(Reuters) - Republican candidates in tight races across the country have tied themselves in knots trying to decide whether to disavow or support their party’s presidential nominee, Donald Trump, especially since multiple sexual assault allegations against him have surfaced.
But U.S. Senator Pat Toomey of Pennsylvania, who is in a virtual tie with his Democratic challenger in a race that could tip control of the Senate, has chosen a third option: say nothing.
Toomey appears to be the only vulnerable Republican senator to have avoided answering the question of whether he will vote for Trump, even as he has denounced the billionaire real estate developer’s lewd comments about women and allegations of inappropriate sexual behavior.
His Democratic challenger, Katie McGinty, has spent days hammering Toomey for his reticence, coining the term “Fraidy-Pat” and tying his candidacy to that of Trump’s at every turn.
But Pennsylvania political analysts say Toomey may have taken the safest path given his need to stitch together a coalition of working-class, white voters who support Trump and moderate, college-educated suburbanites who find his rhetoric distasteful.
Polling averages show Trump losing the state to Hillary Clinton by a margin of 6 to 7 percentage points, while McGinty held a lead of less than 1 point in the Senate race, in polls before the Senate candidates debated on Monday.

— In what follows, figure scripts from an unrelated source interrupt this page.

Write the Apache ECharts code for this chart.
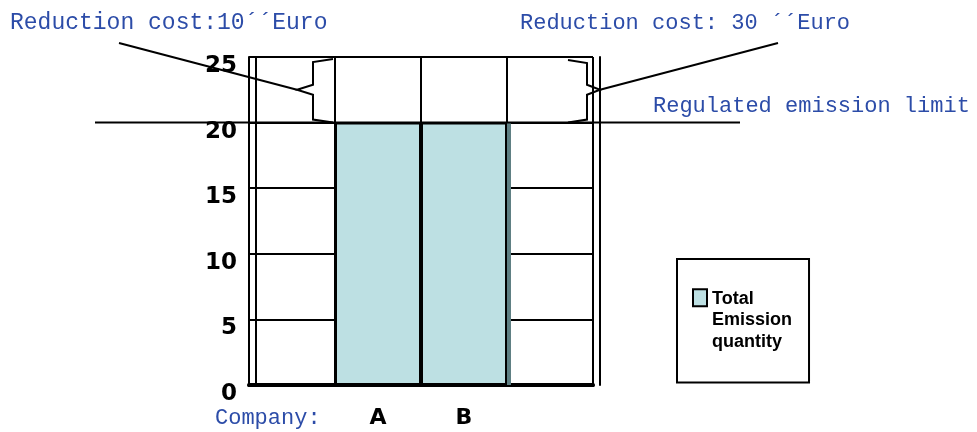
<!DOCTYPE html>
<html>
<head>
<meta charset="utf-8">
<style>
    html, body { margin: 0; padding: 0; background: #fff; }
    #chart { width: 977px; height: 432px; }
</style>
<script src="https://cdn.jsdelivr.net/npm/echarts@6.0.0/dist/echarts.min.js"></script>
</head>
<body>
<div id="chart"></div>
<script>
// data
const categories = ['', 'A', 'B', '']
const emission = ['-', 20, 20, '-']
const yMin = 0
const yMax = 25
const yStep = 5
const limitValue = 20
const costTop = 25
const legendName = 'Total Emission quantity'

const blue = '#2c4ca8'
const mono = '"Liberation Mono", "DejaVu Sans Mono", monospace'
const bold = '"DejaVu Sans", Verdana, sans-serif'

const chart = echarts.init(document.getElementById('chart'))

const thinAxis = (pos, offset) => ({
    type: 'value',
    min: yMin,
    max: yMax,
    interval: yStep,
    position: pos,
    offset: offset,
    axisLine: { show: true, lineStyle: { color: '#000', width: 2 } },
    axisTick: { show: false },
    axisLabel: { show: false },
    splitLine: { show: false }
})

const option = {
    animation: false,
    grid: { left: 249, top: 57, width: 344, height: 328 },
    legend: {
        left: 677,
        top: 259,
        padding: [29, 17, 30, 15],
        borderColor: '#000',
        borderWidth: 2,
        itemWidth: 14,
        itemHeight: 64,
        data: [{
            name: legendName,
            // square at the first text line, the lone moveTo only stretches the box
            icon: 'path://M0,2L14,2L14,19L0,19Z M0,64',
            itemStyle: { color: '#bde0e3', borderColor: '#000', borderWidth: 2 }
        }],
        formatter: () => 'Total\nEmission\nquantity',
        textStyle: {
            fontFamily: '"Liberation Sans", Arial, sans-serif',
            fontWeight: 'bold',
            fontSize: 18,
            lineHeight: 21.5,
            color: '#000'
        }
    },
    xAxis: [
        {
            type: 'category',
            data: categories,
            boundaryGap: true,
            axisLine: { lineStyle: { color: '#000', width: 4 } },
            axisTick: { length: 8, lineStyle: { color: '#000', width: 2 } },
            axisLabel: {
                margin: 22,
                color: '#000',
                fontFamily: bold,
                fontWeight: 'bold',
                fontSize: 22
            },
            splitLine: { show: true, lineStyle: { color: '#000', width: 2 } }
        },
        {
            type: 'category',
            data: categories,
            position: 'top',
            axisLine: { lineStyle: { color: '#000', width: 3 } },
            axisTick: { show: false },
            axisLabel: { show: false },
            splitLine: { show: false }
        }
    ],
    yAxis: [
        {
            type: 'value',
            min: yMin,
            max: yMax,
            interval: yStep,
            axisLine: { show: true, lineStyle: { color: '#000', width: 2 } },
            axisTick: { show: true, inside: true, length: 7, lineStyle: { color: '#000', width: 2 } },
            axisLabel: {
                margin: 12,
                color: '#000',
                fontFamily: bold,
                fontWeight: 'bold',
                fontSize: 23,
                verticalAlign: 'top',
                lineHeight: 18
            },
            splitLine: { lineStyle: { color: '#000', width: 2 } }
        },
        thinAxis('left', -7),
        thinAxis('right', 7)
    ],
    series: [
        {
            // fill with the dark side face
            name: legendName,
            type: 'bar',
            data: emission,
            barWidth: '100%',
            barGap: '-100%',
            barCategoryGap: 0,
            itemStyle: {
                color: '#bde0e3',
                shadowColor: '#5e7f83',
                shadowOffsetX: 4,
                shadowOffsetY: 0,
                shadowBlur: 0
            },
            z: 3
        },
        {
            // black outlines on top
            name: 'outline',
            type: 'bar',
            data: emission,
            barWidth: '100%',
            barGap: '-100%',
            barCategoryGap: 0,
            itemStyle: { color: 'rgba(0,0,0,0)', borderColor: '#000', borderWidth: 2 },
            z: 4
        }
    ]
}

chart.setOption(option)

// annotations placed from the value scale
const y20 = chart.convertToPixel({ yAxisIndex: 0 }, limitValue)
const y25 = chart.convertToPixel({ yAxisIndex: 0 }, costTop)
const mid = (y20 + y25) / 2
const ink = { stroke: '#000', lineWidth: 2, fill: null }

chart.setOption({
    graphic: [
        // regulated emission limit
        { type: 'line', shape: { x1: 95, y1: y20, x2: 740, y2: y20 }, style: ink, z: 10 },
        // left brace + leader
        {
            type: 'polyline',
            shape: { points: [[333, y25 + 2], [313, y25 + 5], [313, mid - 5], [297, mid], [313, mid + 5], [313, y20 - 3], [333, y20]] },
            style: ink, z: 10
        },
        { type: 'line', shape: { x1: 119, y1: 43, x2: 297, y2: mid }, style: ink, z: 10 },
        // right brace + leader
        {
            type: 'polyline',
            shape: { points: [[568, y25 + 3], [587, y25 + 6], [587, mid - 5], [600, mid], [587, mid + 5], [587, y20 - 3], [568, y20]] },
            style: ink, z: 10
        },
        { type: 'line', shape: { x1: 600, y1: mid, x2: 778, y2: 43 }, style: ink, z: 10 },
        // texts
        { type: 'text', style: { text: 'Reduction cost:10´´Euro', x: 10, y: 23, font: '23px ' + mono, fill: blue, verticalAlign: 'middle' }, z: 10 },
        { type: 'text', style: { text: 'Reduction cost: 30 ´´Euro', x: 520, y: 23, font: '22px ' + mono, fill: blue, verticalAlign: 'middle' }, z: 10 },
        { type: 'text', style: { text: 'Regulated emission limit', x: 653, y: 106, font: '22px ' + mono, fill: blue, verticalAlign: 'middle' }, z: 10 },
        { type: 'text', style: { text: 'Company:', x: 215, y: 418, font: '22px ' + mono, fill: blue, verticalAlign: 'middle' }, z: 10 }
    ]
})
</script>
</body>
</html>
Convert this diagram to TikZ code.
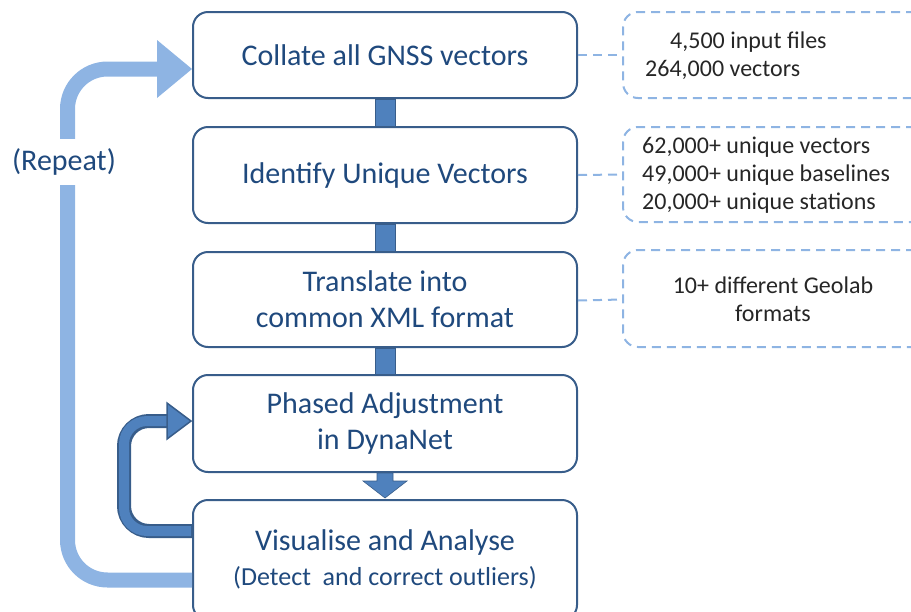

Pennsylvania has not voted for a Republican presidential candidate since George H.W. Bush in 1988. Toomey won his seat in 2010 by just 2 percentage points.
“I think for him he’s making the right choice, because I think he has to have it both ways,” said G. Terry Madonna, the director of the Franklin & Marshall College Poll in Lancaster, Pennsylvania. “He’s between a rock and a hard place, and he’s chosen to stay in the middle.”
The question of whether to back their party’s presidential nominee - a non-issue in virtually any other election year - has bedeviled Republicans facing competitive races across the country, with control of the Senate hanging in the balance.
Some, like Senator Kelly Ayotte of New Hampshire, have rescinded their support, angering Trump’s core supporters. Others, like Senator Richard Burr of North Carolina, have stuck with Trump and risked losing moderate voters.
A handful of Republicans, including Ayotte before she recently changed her mind, have tried to straddle the issue by withholding a formal endorsement while saying they still planned to vote for Trump.
The Pennsylvania campaign, one of half a dozen close contests with the Senate up for grabs, has been the most expensive Senate race in the country, with more than $100 million from the parties and outside groups pouring into the state as of August.
McGinty, who served as an environmental adviser in former President Bill Clinton’s administration, has spent months trying to link Toomey to Trump.
She has redoubled her efforts over the last 10 days, as multiple women have come forward to accuse Trump of sexually assaulting them following the release of a video recording from 2005 in which he bragged in lewd terms about such behavior.
On Thursday, for the second time since the tape became public, McGinty held a conference call for reporters to assail Toomey for what she described as his tacit support for Trump.
“Senator Pat Toomey now has the distinction of being the only Senate candidate in the entire United States of America to refuse to come clean about whether or not he supports Donald Trump,” she said. “So, there’s only one way to interpret that: Pat Toomey is still standing by Donald Trump.”
Toomey has criticized Trump’s “outrageous comments” but has declined to say whether he will vote for him, a position he reiterated on Monday at the first of two debates with McGinty. He did, however, say he “probably” will announce a decision before the Nov. 8 elections, after previously suggesting he might not.
In a statement, a Toomey spokesman turned the criticism around, calling McGinty a “rubber stamp” for the Democratic establishment in Washington.
“Pat Toomey has proven he will stand up to his own party for Pennsylvania families, like on gun safety, fighting corporate welfare, or ending the Wall Street bailouts once and for all,” the spokesman, Ted Kwong, said in an email. “Katie McGinty can’t name a single disagreement with her party, whether it’s the reckless Iran deal or thousands in new middle-class tax hikes.”
Charlie Gerow, a veteran Republican political consultant in Pennsylvania who is not involved in the race, said Toomey’s middle-of-the-road strategy was necessary given the deficit Trump is facing in the state.
Toomey, Gerow said, cannot afford to alienate Trump backers in places like southwestern Pennsylvania, even as he tries to appeal to voters in the Philadelphia and Lehigh Valley suburbs.
“I think it is the best strategy among several unpalatable options,” Gerow said. “I don’t think there was any better way to approach that dilemma.”